In the business model’s bottom-line view, our value as part-timers lies in qualities that will ensure course coverage for the program: for example, in being the spouse or partner of a tenure-track faculty member (you offer a free long-term commitment with little financial urgency); in being a retired high-school teacher, hobbyist, or field professional, with a pension and career satisfaction derived from outside academe; or in being newly credentialed, as I was 25 years ago, full of energy and happy to suffer for job experience.
Those are some of the qualities of part-time faculty members that the two-tiered system needs to reward first, especially in times of limited budgets.
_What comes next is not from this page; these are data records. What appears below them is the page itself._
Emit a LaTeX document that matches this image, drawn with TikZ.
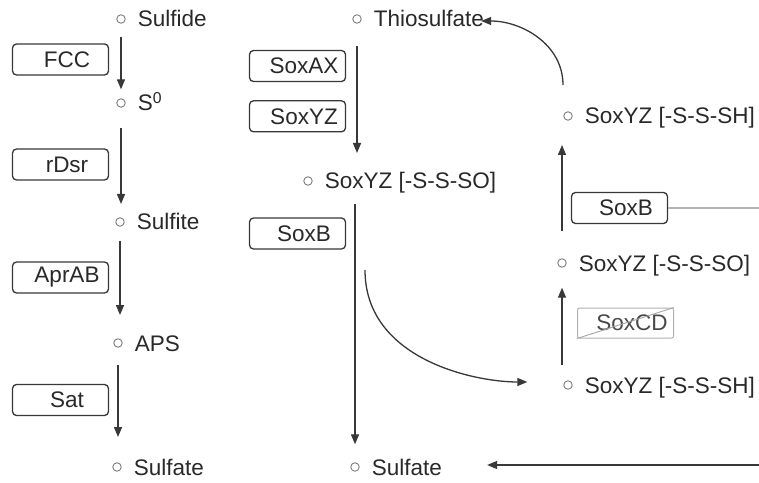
\documentclass[tikz,border=0pt]{standalone}
\usepackage{fontspec}
\setmainfont{Liberation Sans}
\usetikzlibrary{arrows.meta,positioning}
\definecolor{ink}{gray}{0.16}
\definecolor{wire}{gray}{0.22}
\tikzset{
  enzyme/.style={draw=wire, line width=1.3pt, rounded corners=4pt, minimum width=96pt, minimum height=31pt, inner sep=2pt, text=ink, execute at begin node={\hspace*{13pt}}},
  blocked/.style={draw=gray!60, line width=1pt, rounded corners=2pt, text=ink!85},
  strike/.style={draw=gray!70, line width=0.9pt},
  species/.style={circle, draw=ink!60, line width=0.9pt, inner sep=0pt, minimum size=8.5pt},
  chem/.style={text=ink, inner sep=2pt, label distance=10pt, text height=16pt, text depth=0pt},
  flow/.style={-{Triangle[length=10pt, width=8pt]}, line width=1.3pt, draw=wire},
  feed/.style={line width=1.2pt, draw=gray!60}
}
\begin{document}
\begin{tikzpicture}[x=1pt, y=1pt, font=\fontsize{22.5}{27}\selectfont]
  \path[fill=white, use as bounding box] (0,0) rectangle (759,482);

  % dissimilatory branch
  \node[species, label={[chem, name=sulfideT]right:Sulfide}] (sulfide) at (121,463) {};
  \node[species, label={[chem, name=szeroT]right:S\textsuperscript{0}}] (szero) at (121,379) {};
  \node[species, label={[chem, name=sulfiteT]right:Sulfite}] (sulfite) at (120,260) {};
  \node[species, label={[chem, name=apsT]right:APS}] (aps) at (118,139) {};
  \node[species, label={[chem, name=sulfLT]right:Sulfate}] (sulfL) at (117,15) {};

  \node[enzyme] (fcc) at (60.5,422.5) {FCC};
  \node[enzyme, execute at begin node={}] (rdsr) at (60.5,317.5) {rDsr};
  \node[enzyme] (aprab) at (60.5,204.5) {AprAB};
  \node[enzyme] (sat) at (60.5,82) {Sat};

  \draw[flow, shorten <=13pt, shorten >=9pt] (sulfide) -- (szero);
  \draw[flow, shorten <=20pt, shorten >=18pt] (szero) -- (szero |- sulfite);
  \draw[flow, shorten <=14pt, shorten >=28pt] (sulfite) -- (sulfite |- aps);
  \draw[flow, shorten <=17pt, shorten >=30pt] (aps) -- (aps |- sulfL);

  % Sox branch
  \node[species, label={[chem, name=thioT]right:Thiosulfate}] (thio) at (357,463) {};
  \node[species, label={[chem, name=ssoMT]right:SoxYZ [-S-S-SO]}] (ssoM) at (308,301) {};
  \node[species, label={[chem, name=sulfMT]right:Sulfate}] (sulfM) at (355,15) {};
  \node[species, label={[chem, name=sshTopT]right:SoxYZ [-S-S-SH]}] (sshTop) at (568,366) {};
  \node[species, label={[chem, name=ssoRT]right:SoxYZ [-S-S-SO]}] (ssoR) at (562,219) {};
  \node[species, label={[chem, name=sshBotT]right:SoxYZ [-S-S-SH]}] (sshBot) at (568,97) {};

  \node[enzyme] (soxax) at (297.5,416) {SoxAX};
  \node[enzyme, below=18pt of soxax] (soxyz) {SoxYZ};
  \node[enzyme] (soxbM) at (297.5,248.5) {SoxB};
  \node[enzyme] (soxbR) at (619.5,274) {SoxB};
  \node[enzyme, blocked, minimum height=30pt] (soxcd) at (625.5,159) {SoxCD};
  \draw[strike] (soxcd.south west) -- (soxcd.north east);

  \coordinate (split) at (365,212);
  \coordinate (edgeA) at (759,274);
  \coordinate (edgeB) at (759,17);

  \draw[flow, shorten <=22pt, shorten >=28pt] (thio) -- (thio |- ssoM);
  \draw[flow, shorten <=23pt, shorten >=18pt] (ssoM -| sulfM) -- (sulfM);
  \draw[flow, shorten >=36pt] (split) to[out=-90, in=180] ([yshift=3pt]sshBot.west);
  \draw[flow, shorten <=20pt, shorten >=20pt] (sshBot -| ssoR) -- (ssoR);
  \draw[flow, shorten <=27pt, shorten >=29pt] (ssoR) -- (ssoR |- sshTop);
  \draw[flow] ([shift={(-5,31)}]sshTop.center) to[out=90, in=0] ([xshift=-5pt, yshift=-2pt]thioT.east);

  \draw[feed] (soxbR) -- (edgeA);
  \draw[flow, shorten >=43pt] (edgeB) -- (edgeB -| sulfMT.east);
\end{tikzpicture}
\end{document}
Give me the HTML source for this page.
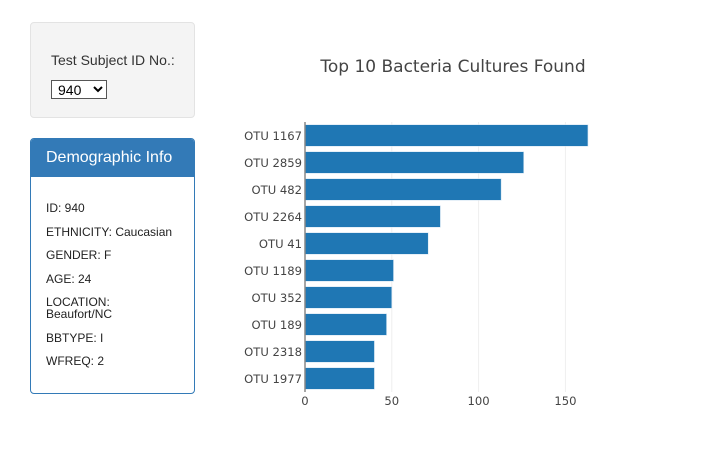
<!DOCTYPE html>
<html><head><meta charset="utf-8">
<style>
body{margin:0;width:709px;height:476px;background:#fff;font-family:"Liberation Sans",Arial,sans-serif;position:relative;overflow:hidden}
.well{position:absolute;left:30px;top:22px;width:163px;height:94px;background:#f4f4f4;border:1px solid #e3e3e3;border-radius:4px}
.well .lbl{position:absolute;left:20px;top:29px;font-size:14px;color:#333}
.well select{position:absolute;left:20px;top:57px;width:56px;height:19px;font-size:14px;font-family:"Liberation Sans",sans-serif;border:1px solid #555;background:#fff;padding:0 2px}
.panel{position:absolute;left:30px;top:138px;width:163px;height:254px;border:1px solid #337ab7;border-radius:4px;overflow:hidden}
.panel .hd{background:#337ab7;color:#fff;font-size:16px;height:38px;line-height:38px;padding-left:15px}
.panel .bd{padding:25px 0 0 15px;font-size:12px;color:#222}
.panel .bd div{margin-bottom:11.5px;line-height:12px}
</style></head><body>
<div class="well">
<div class="lbl">Test Subject ID No.:</div>
<select><option>940</option></select>
</div>
<div class="panel">
<div class="hd">Demographic Info</div>
<div class="bd">
<div>ID: 940</div><div>ETHNICITY: Caucasian</div><div>GENDER: F</div><div>AGE: 24</div><div>LOCATION:<br>Beaufort/NC</div><div>BBTYPE: I</div><div>WFREQ: 2</div>
</div></div>
<svg id="chart" width="709" height="476" style="position:absolute;left:0;top:0">
<text x="453" y="72" text-anchor="middle" font-size="17" fill="#444" font-family="DejaVu Sans, sans-serif">Top 10 Bacteria Cultures Found</text>
</svg>
<script>
const categories=["OTU 1167","OTU 2859","OTU 482","OTU 2264","OTU 41","OTU 1189","OTU 352","OTU 189","OTU 2318","OTU 1977"];
const values=[163,126,113,78,71,51,50,47,40,40];
const xTicks=[0,50,100,150];
const svg=document.getElementById('chart');
const NS='http://www.w3.org/2000/svg';
const x0=305,pxPer=1.736,yTop=122,step=27;
const xs=v=>x0+v*pxPer;
const yc=i=>yTop+step*i+step/2;
function mk(t,a){const e=document.createElementNS(NS,t);for(const k in a)e.setAttribute(k,a[k]);svg.appendChild(e);return e;}
xTicks.forEach(t=>{
 if(t>0){const g=mk('line',{x1:xs(t),x2:xs(t),y1:yTop,y2:yTop+step*10,stroke:'#eee','stroke-width':1});
 
 }
 const l=mk('text',{x:xs(t),y:405,'text-anchor':'middle','font-size':11.6,fill:'#444','font-family':'DejaVu Sans, sans-serif'});
 l.textContent=t;
 
 
});
categories.forEach((c,i)=>{
 const b=mk('rect',{x:x0,y:yc(i)-10.8,width:xs(values[i])-x0,height:21.6,fill:'#1f77b4',stroke:'#d6e6f2','stroke-width':0.6});
 
 
 const t=mk('text',{x:x0-3,y:yc(i)+4.5,'text-anchor':'end','font-size':11.6,fill:'#444','font-family':'DejaVu Sans, sans-serif'});
 t.textContent=c;
 
 
});
const ax=mk('line',{x1:x0,x2:x0,y1:yTop,y2:yTop+step*10,stroke:'#888','stroke-width':1.5});


</script>
</body></html>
Not only because determining teaching excellence itself is so time-consuming and tricky, but because when part-time faculty members realize how hard good teaching can be—how much time, work, thought, knowledge, intuition, empathy, and emotional toughness it takes to do well, and how lousy it can feel to do it poorly—they might not be so willing to continue.
In fact, where adjuncts are concerned, one of the university system’s final guidelines in awarding merit raises might be the most forthcoming: “to respond to market factors in an effort to retain [my emphasis] meritorious employees.”
In my own case, given the value that academe in general places on part-time instructors, the merit-pay review committee might have simply figured that an employee like me didn’t need an incentive to stay. After all, as a nine-year lecturer on the campus, with a 25-year academic career entirely off the tenure track, I won’t be going anywhere soon (according to the common wisdom), no matter the quality of my work.
Possibly. Another dropped hint was a reduction in my contractual course load this year, from the habitual three courses a semester to two. Meanwhile, among the new lecturers introduced at our program’s fall orientation was a 2011 graduate from our very own institution.
Tears might indeed be appropriate here, but not for me. One of the benefits of having worked for my state and its university system for as long as I have is health insurance at the group rate for life, irrespective of my course assignments—which sure comes in handy now. Amos Oz also said he considers curiosity a moral value, engendering, as it does, other values, like courage. Certainly a college education should instill curiosity. But what values are engendered by a self-justifying system that, even if regretfully and for reasons of financial exigency, can reward most what helps perpetuate the system itself?